Yeah I made that mistake. But then a slight increase in sensor would make even less sense from an "all or nothing" perspective. It would be crazy to have to release a new line of lens for a small increase in sensor size, and would leave a lot of people asking what they are chasing. Consider the three options at the moment. Need high megapixel? Canon's top, Need high ISO performance, Nikon's top, need a mix of both, why not switch straight to MF. I still don't seen any substantial customer base biting on a new format.

I'm not sure what you're saying with APS. Yes as a film it was a failure because it was smaller with no clear benefit (in fact the quality downside). But as a digital it had a very clear advantage, cost. The same clear advantage 35mm has over any larger format. The economics of cutting silicon wafers simply means that any larger format makes a far more expensive camera. That wasn't the case with APS film so the anger was somewhat justified.
 
Yeah I made that mistake. But then a slight increase in sensor would make even less sense from an "all or nothing" perspective. It would be crazy to have to release a new line of lens for a small increase in sensor size, and would leave a lot of people asking what they are chasing.

Well, you are obviously very confident in your analysis.

Not having access to any market research I wouldn't be confident in making a guess one way or another. I just think it's an interesting idea.

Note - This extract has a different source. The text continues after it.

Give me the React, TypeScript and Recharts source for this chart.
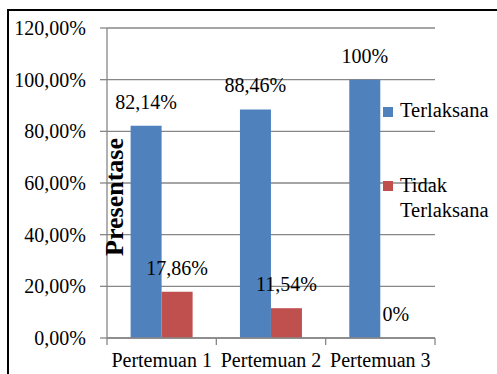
import React from 'react';
import { BarChart, Bar, XAxis, YAxis, CartesianGrid, LabelList } from 'recharts';

const categories = ['Pertemuan 1', 'Pertemuan 2', 'Pertemuan 3'];
const terlaksana = [82.14, 88.46, 100];
const tidakTerlaksana = [17.86, 11.54, 0];
const yTicks = [0, 20, 40, 60, 80, 100, 120];
const seriesNames = ['Terlaksana', 'Tidak Terlaksana'];
const seriesColors = ['#4F81BD', '#C0504D'];
const axisTitle = 'Presentase';

const data = categories.map((c, i) => ({ name: c, t: terlaksana[i], tt: tidakTerlaksana[i] }));

const W = 497;
const H = 374;
const M = { top: 28, right: 62, bottom: 0, left: 47 };
const Y_W = 60;
const X_H = 36;
const PLOT_W = W - M.left - Y_W - M.right;
const PLOT_BOTTOM = H - M.bottom - X_H;
const BAND = PLOT_W / categories.length;
const FONT = '"Liberation Serif", "Times New Roman", serif';
const GRID = '#878787';
const LABEL_OFFSET = 17;

const fmtTick = (v: number) => v.toFixed(2).replace('.', ',') + '%';
const fmtLabel = (v: number) =>
  Number.isInteger(v) ? `${v}%` : v.toFixed(2).replace('.', ',') + '%';

const XTick = (props: any) => {
  const { x, payload, index } = props;
  const half = BAND / 2;
  const y = PLOT_BOTTOM;
  return (
    <g>
      <line x1={x - half} x2={x - half} y1={y} y2={y + 7} stroke={GRID} strokeWidth={1.3} />
      {index === categories.length - 1 && (
        <line x1={x + half} x2={x + half} y1={y} y2={y + 7} stroke={GRID} strokeWidth={1.3} />
      )}
      <text x={x} y={y + 28.5} textAnchor="middle" fontFamily={FONT} fontSize={20} fill="#000">
        {payload.value}
      </text>
    </g>
  );
};

const YTitle = (props: any) => {
  const vb = props.viewBox;
  const cx = vb.x + vb.width + 16;
  const cy = vb.y + vb.height / 2 + 14;
  return (
    <text
      x={cx}
      y={cy}
      transform={`rotate(-90, ${cx}, ${cy})`}
      textAnchor="middle"
      fontFamily={FONT}
      fontSize={26}
      fontWeight="bold"
      fill="#000"
    >
      {axisTitle}
    </text>
  );
};

// Label for a zero-valued red bar (Recharts does not emit a label for a zero-height bar).
// Positioned from the neighbouring blue bar's geometry, which comes from the library's scale.
const ZeroRedLabel = (props: any) => {
  const vb = props.viewBox ?? props;
  const index = props.index;
  if (index == null) return null;
  const red = tidakTerlaksana[index];
  const blue = terlaksana[index];
  if (red !== 0 || !blue) return null;
  const base = vb.y + vb.height;
  const pxPerUnit = vb.height / blue;
  const top = base - red * pxPerUnit;
  const cx = vb.x + vb.width * 1.5;
  return (
    <text x={cx} y={top - LABEL_OFFSET} textAnchor="middle" fontFamily={FONT} fontSize={20} fill="#000">
      {fmtLabel(red)}
    </text>
  );
};

export default function App() {
  return (
    <div style={{ position: 'absolute', left: 0, top: 0, width: W, height: H, overflow: 'hidden', background: '#fff' }}>
      <div style={{ position: 'absolute', left: 7, top: 9, width: 2, height: H, background: '#000' }} />
      <div style={{ position: 'absolute', left: 7, top: 9, width: W, height: 2, background: '#000' }} />
      <BarChart
        width={W}
        height={H}
        data={data}
        margin={M}
        barCategoryGap="21.6%"
        barGap={0}
        style={{ position: 'absolute', left: 0, top: 0 }}
      >
        <CartesianGrid vertical={false} stroke={GRID} strokeWidth={1.3} />
        <XAxis
          dataKey="name"
          height={X_H}
          axisLine={{ stroke: GRID, strokeWidth: 1.3 }}
          tickLine={false}
          tickSize={0}
          tickMargin={0}
          tick={<XTick />}
          interval={0}
        />
        <YAxis
          width={Y_W}
          domain={[0, 120]}
          ticks={yTicks}
          tickFormatter={fmtTick}
          axisLine={{ stroke: GRID, strokeWidth: 1.3 }}
          tickLine={{ stroke: GRID, strokeWidth: 1.3 }}
          tickSize={7}
          tickMargin={14}
          tick={{ fontFamily: FONT, fontSize: 20, fill: '#000' }}
          label={<YTitle />}
        />
        <Bar dataKey="t" name={seriesNames[0]} fill={seriesColors[0]} isAnimationActive={false}>
          <LabelList dataKey="t" position="top" offset={LABEL_OFFSET} formatter={fmtLabel as any}
            style={{ fontFamily: FONT, fontSize: 20, fill: '#000' }} />
          <LabelList dataKey="t" content={<ZeroRedLabel />} />
        </Bar>
        <Bar dataKey="tt" name={seriesNames[1]} fill={seriesColors[1]} isAnimationActive={false}>
          <LabelList dataKey="tt" position="top" offset={LABEL_OFFSET} formatter={fmtLabel as any}
            style={{ fontFamily: FONT, fontSize: 20, fill: '#000' }} />
        </Bar>
      </BarChart>
      <svg width={W} height={H} style={{ position: 'absolute', left: 0, top: 0, pointerEvents: 'none' }}>
        <rect x={383} y={107} width={10} height={10} fill={seriesColors[0]} />
        <text x={400} y={117} fontFamily={FONT} fontSize={20.5} fill="#000">{seriesNames[0]}</text>
        <rect x={383} y={181} width={10} height={10} fill={seriesColors[1]} />
        <text x={400} y={192} fontFamily={FONT} fontSize={20.5} fill="#000">
          <tspan x={400}>{seriesNames[1].split(' ')[0]}</tspan>
          <tspan x={400} dy={25}>{seriesNames[1].split(' ')[1]}</tspan>
        </text>
      </svg>
    </div>
  );
}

Consider the three options at the moment. Need high megapixel? Canon's top, Need high ISO performance, Nikon's top

It's weird how these things chop and change. Last time I studied the specs it was the other way around.

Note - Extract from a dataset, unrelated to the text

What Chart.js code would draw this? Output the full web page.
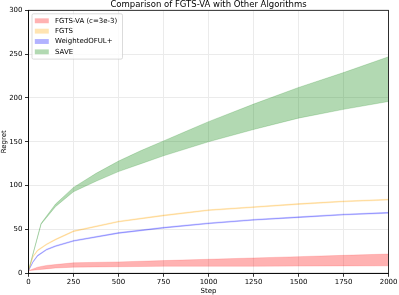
<!DOCTYPE html>
<html>
<head>
<meta charset="utf-8">
<script src="https://cdn.jsdelivr.net/npm/chart.js@4"></script>
<style>
  body { margin: 0; background: #fff; }
  canvas { display: block; }
</style>
</head>
<body>
<canvas id="chart" width="399" height="295"></canvas>
<script>
// x positions (steps) shared by FGTS-VA, FGTS and WeightedOFUL+
const steps = [0, 25, 50, 100, 150, 250, 500, 750, 1000, 1250, 1500, 1750, 2000];

// FGTS-VA (c=3e-3) band
const fgtsvaLow  = [3, 3.5, 4, 5, 6, 7, 7.5, 8, 8, 8, 8.2, 8.4, 8.5];
const fgtsvaHigh = [3, 5, 7, 9, 10, 12, 13, 14.5, 16, 17.5, 19, 20.5, 22];

// FGTS band (very narrow)
const fgtsLow  = [2.8, 18.5, 25.5, 32.5, 38, 47.5, 58.5, 65.5, 71.5, 75, 78.5, 81.5, 83.5];
const fgtsHigh = [3.2, 19.5, 26.5, 33.5, 39, 48.5, 59.5, 66.5, 72.5, 76, 79.5, 82.5, 84.5];

// WeightedOFUL+ band (very narrow)
const woflLow  = [2.8, 12.5, 19.5, 26.5, 30.5, 36.5, 45.5, 51.5, 56.5, 60.5, 63.5, 66.5, 68.5];
const woflHigh = [3.2, 13.5, 20.5, 27.5, 31.5, 37.5, 46.5, 52.5, 57.5, 61.5, 64.5, 67.5, 69.5];

// SAVE band, sampled on its own steps
const saveSteps = [0, 70, 150, 250, 375, 500, 625, 750, 875, 1000, 1250, 1500, 1750, 2000];
const saveLow   = [3, 56, 76, 93, 105, 116, 125, 134, 142, 150, 164, 177, 187, 196];
const saveHigh  = [3, 57, 79, 98, 114, 128, 140, 151, 162, 173, 193, 212, 229, 247];

const legendLabels = ['FGTS-VA (c=3e-3)', 'FGTS', 'WeightedOFUL+', 'SAVE'];
const colors = ['rgba(255,0,0,0.3)', 'rgba(255,165,0,0.3)', 'rgba(0,0,255,0.3)', 'rgba(0,128,0,0.3)'];

const yTicks = [0, 50, 100, 150, 200, 250, 300];
const titleText = 'Comparison of FGTS-VA with Other Algorithms';

const FONT = '"DejaVu Sans", sans-serif';

function pts(xs, ys) {
  return xs.map((x, i) => ({ x: x, y: ys[i] }));
}

function band(xs, lo, hi, color, bw) {
  return [
    { data: pts(xs, lo), borderColor: color, borderWidth: bw, backgroundColor: color,
      pointRadius: 0, fill: false, tension: 0 },
    { data: pts(xs, hi), borderColor: color, borderWidth: bw, backgroundColor: color,
      pointRadius: 0, fill: '-1', tension: 0 }
  ];
}

// title centred over the axes, like matplotlib
const axesTitle = {
  id: 'axesTitle',
  afterDraw(chart) {
    const ctx = chart.ctx;
    const a = chart.chartArea;
    ctx.save();
    ctx.font = '8.5px ' + FONT;
    ctx.fillStyle = '#000';
    ctx.textAlign = 'center';
    ctx.textBaseline = 'middle';
    ctx.fillText(titleText, (a.left + a.right) / 2, 5.2);
    ctx.restore();
  }
};

// matplotlib style legend box inside the axes
const boxLegend = {
  id: 'boxLegend',
  afterDraw(chart) {
    const ctx = chart.ctx;
    const a = chart.chartArea;
    const x = a.left + 3.5, y = a.top + 3.5, w = 90.5, h = 45.3;
    ctx.save();
    ctx.beginPath();
    ctx.roundRect(x, y, w, h, 1.5);
    ctx.fillStyle = 'rgba(255,255,255,0.8)';
    ctx.fill();
    ctx.lineWidth = 0.7;
    ctx.strokeStyle = '#cccccc';
    ctx.stroke();
    ctx.font = '7px ' + FONT;
    ctx.textBaseline = 'middle';
    legendLabels.forEach((lab, i) => {
      const cy = y + 7 + i * 10.35;
      ctx.fillStyle = colors[i];
      ctx.fillRect(x + 2.8, cy - 2.45, 14, 4.9);
      ctx.fillStyle = '#000';
      ctx.fillText(lab, x + 23, cy);
    });
    ctx.restore();
  }
};

// full box around the axes (top / right spines)
const frame = {
  id: 'frame',
  afterDatasetsDraw(chart) {
    const ctx = chart.ctx;
    const a = chart.chartArea;
    ctx.save();
    ctx.strokeStyle = '#000';
    ctx.lineWidth = 0.8;
    ctx.strokeRect(a.left, a.top, a.right - a.left, a.bottom - a.top);
    ctx.restore();
  }
};

const datasets = [].concat(
  band(steps, fgtsvaLow, fgtsvaHigh, colors[0], 0.5),
  band(steps, fgtsLow, fgtsHigh, colors[1], 0.6),
  band(steps, woflLow, woflHigh, colors[2], 0.6),
  band(saveSteps, saveLow, saveHigh, colors[3], 0.6)
);

new Chart(document.getElementById('chart'), {
  type: 'line',
  data: { datasets: datasets },
  options: {
    responsive: false,
    animation: false,
    devicePixelRatio: 1,
    layout: { padding: { left: 0, right: 9, top: 10.3, bottom: 0 } },
    plugins: {
      legend: { display: false },
      tooltip: { enabled: false },
      title: { display: false }
    },
    scales: {
      x: {
        type: 'linear',
        min: 0,
        max: 2000,
        afterFit(s) { s.height = 21.7; },
        ticks: { stepSize: 250, color: '#000', padding: 1.5, maxRotation: 0,
                 font: { family: FONT, size: 7 },
                 callback: v => String(v) },
        grid: { color: '#ebebeb', lineWidth: 1, tickColor: '#000', tickLength: 3.5, tickWidth: 0.8 },
        border: { color: '#000', width: 0.8 },
        title: { display: true, text: 'Step', color: '#000', padding: { top: 0, bottom: 0 },
                 font: { family: FONT, size: 7 } }
      },
      y: {
        type: 'linear',
        min: 0,
        max: 300,
        afterFit(s) { s.width = 28.5; },
        afterBuildTicks(s) { s.ticks = yTicks.map(v => ({ value: v })); },
        ticks: { color: '#000', padding: 2.5, font: { family: FONT, size: 7 },
                 callback: v => String(v) },
        grid: { color: '#ebebeb', lineWidth: 1, tickColor: '#000', tickLength: 3.5, tickWidth: 0.8 },
        border: { color: '#000', width: 0.8 },
        title: { display: true, text: 'Regret', color: '#000', padding: { top: 0, bottom: 0 },
                 font: { family: FONT, size: 7 } }
      }
    }
  },
  plugins: [axesTitle, boxLegend, frame]
});
</script>
</body>
</html>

, need a mix of both, why not switch straight to MF. I still don't seen any substantial customer base biting on a new format.

At the moment there is a massive jump in price between the top 35mm FF system and the MF offerings. Really massive. The jump in quality is nowhere near as pronounced.

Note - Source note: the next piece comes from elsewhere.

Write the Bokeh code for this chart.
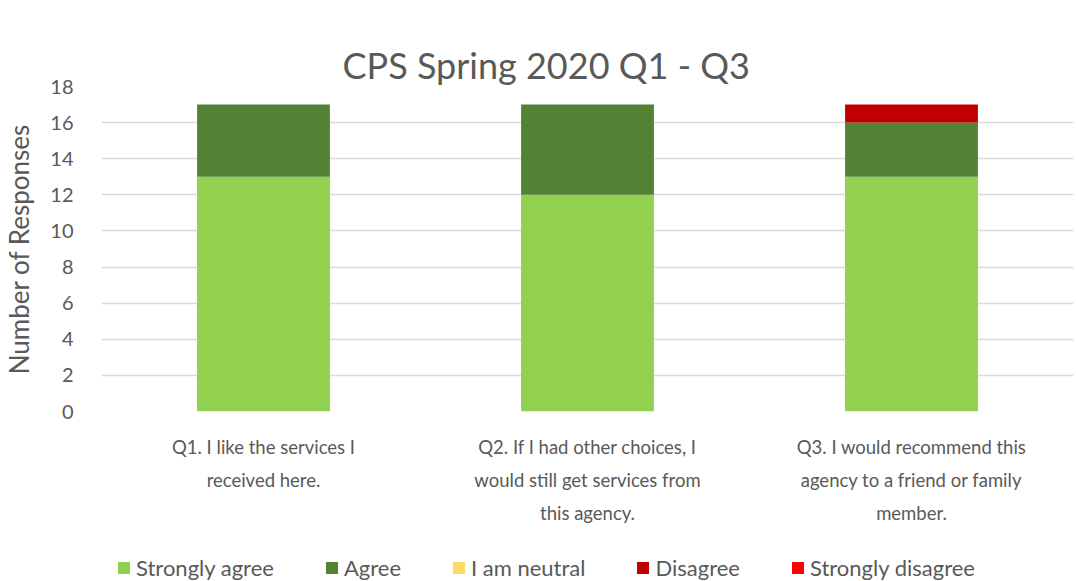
from bokeh.plotting import figure
from bokeh.layouts import column
from bokeh.models import Legend, LegendItem, FactorRange, FixedTicker, Title
from bokeh.embed import file_html
from bokeh.resources import INLINE

questions = [
    "Q1. I like the services I\nreceived here.",
    "Q2. If I had other choices, I\nwould still get services from\nthis agency.",
    "Q3. I would recommend this\nagency to a friend or family\nmember.",
]
responses = ["Strongly agree", "Agree", "I am neutral", "Disagree", "Strongly disagree"]
strongly_agree = [13, 12, 13]
agree = [4, 5, 3]
neutral = [0, 0, 0]
disagree = [0, 0, 1]
strongly_disagree = [0, 0, 0]
y_ticks = [0, 2, 4, 6, 8, 10, 12, 14, 16, 18]
colors = ["#92D050", "#548235", "#FFD966", "#C00000", "#FF0000"]
title_text = "CPS Spring 2020 Q1 - Q3"

FONT = "Lato"
GREY = "#595959"
stack_cols = ["sa", "a", "n", "d", "sd"]
data = dict(q=questions, sa=strongly_agree, a=agree, n=neutral, d=disagree, sd=strongly_disagree)

# ---- main chart ----
p = figure(x_range=FactorRange(factors=questions, range_padding=0), y_range=(0, 18),
           frame_width=972, frame_height=325, output_backend="svg", toolbar_location=None,
           title=None, min_border_left=100, min_border_right=3,
           min_border_top=86, min_border_bottom=143)

p.vbar_stack(stack_cols, x="q", width=0.41, color=colors, source=data, line_color=None)

# title first (outermost), then a spacer panel between title and plot area
main_title = Title(text=title_text, align="left", offset=241, standoff=0,
                   text_font=FONT, text_font_size="36px", text_font_style="normal",
                   text_color=GREY)
p.add_layout(main_title, "above")

spacer = Title(text=" ", text_font_size="10px", standoff=24, text_alpha=0)
p.add_layout(spacer, "above")

p.yaxis.ticker = FixedTicker(ticks=y_ticks)
p.yaxis.axis_label = "Number of Responses"
p.yaxis.axis_label_text_font = FONT
p.yaxis.axis_label_text_font_size = "26px"
p.yaxis.axis_label_text_font_style = "normal"
p.yaxis.axis_label_text_color = GREY
p.yaxis.axis_label_standoff = 12
p.yaxis.major_label_text_font = FONT
p.yaxis.major_label_text_font_size = "20px"
p.yaxis.major_label_text_color = GREY
p.yaxis.major_label_standoff = 22

p.xaxis.major_label_text_font = FONT
p.xaxis.major_label_text_font_size = "18.5px"
p.xaxis.major_label_text_line_height = 1.5
p.xaxis.major_label_text_color = GREY
p.xaxis.major_label_standoff = 18

for ax in (p.xaxis[0], p.yaxis[0]):
    ax.axis_line_color = None
    ax.major_tick_line_color = None
    ax.minor_tick_line_color = None

p.xgrid.grid_line_color = None
p.ygrid.grid_line_color = "#D9D9D9"
p.ygrid.grid_line_width = 1.3
p.outline_line_color = None

# ---- legend strip ----
lg = figure(x_range=FactorRange(factors=questions), y_range=(0, 18),
            width=1075, height=27, output_backend="svg", toolbar_location=None,
            min_border_left=0, min_border_right=0, min_border_top=0, min_border_bottom=0)
rs = lg.vbar_stack(stack_cols, x="q", width=0.41, color=colors, source=data,
                   line_color=None, visible=False)
lg.axis.visible = False
lg.grid.grid_line_color = None
lg.outline_line_color = None

legend = Legend(items=[LegendItem(label=lab, renderers=[r]) for lab, r in zip(responses, rs)],
                orientation="horizontal", location=(15, 0))
legend.label_text_font = FONT
legend.label_text_font_size = "22px"
legend.label_text_color = GREY
legend.glyph_width = 15
legend.glyph_height = 15
legend.spacing = 50
legend.label_standoff = 5
legend.border_line_color = None
legend.background_fill_alpha = 0
legend.inactive_fill_alpha = 0
legend.padding = 0
legend.margin = 0
legend.click_policy = "none"
lg.add_layout(legend, "center")

layout = column(p, lg, spacing=0)
open("out.html", "w").write(file_html(layout, INLINE))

I can imagine that there would be a lot of 35mm pro's (and a few amateurs) who would like to move up to MF but cannot afford the premium but who could afford to go to some sort of 'half-way house'. I can similarly imagine a lot of pro's who use MF and have been watching the increases in 35/FF quality and might like a saving in equipment cost/weight/bulk.

Again. though, without market research it's very hard to realistically predict the take up of any such system.

It does seem odd, though, that for anyone who wants 35/FF quality or better that they will be stuch forever more with formats that were set up before the vast majority of current day photographers were even born.

I'm not sure what you're saying with APS. Yes as a film it was a failure because it was smaller with no clear benefit (in fact the quality downside). But as a digital it had a very clear advantage, cost. The same clear advantage 35mm has over any larger format. The economics of cutting silicon wafers simply means that any larger format makes a far more expensive camera. That wasn't the case with APS film so the anger was somewhat justified.

What I'm saying is very simply that there were a lot of people who expressed themselves prepared to pay a premium for a format that was a little better than 35mm.

And if such people were in evidence then, I'm not sure I can see any good reason why there would not be people similarly inclined around now.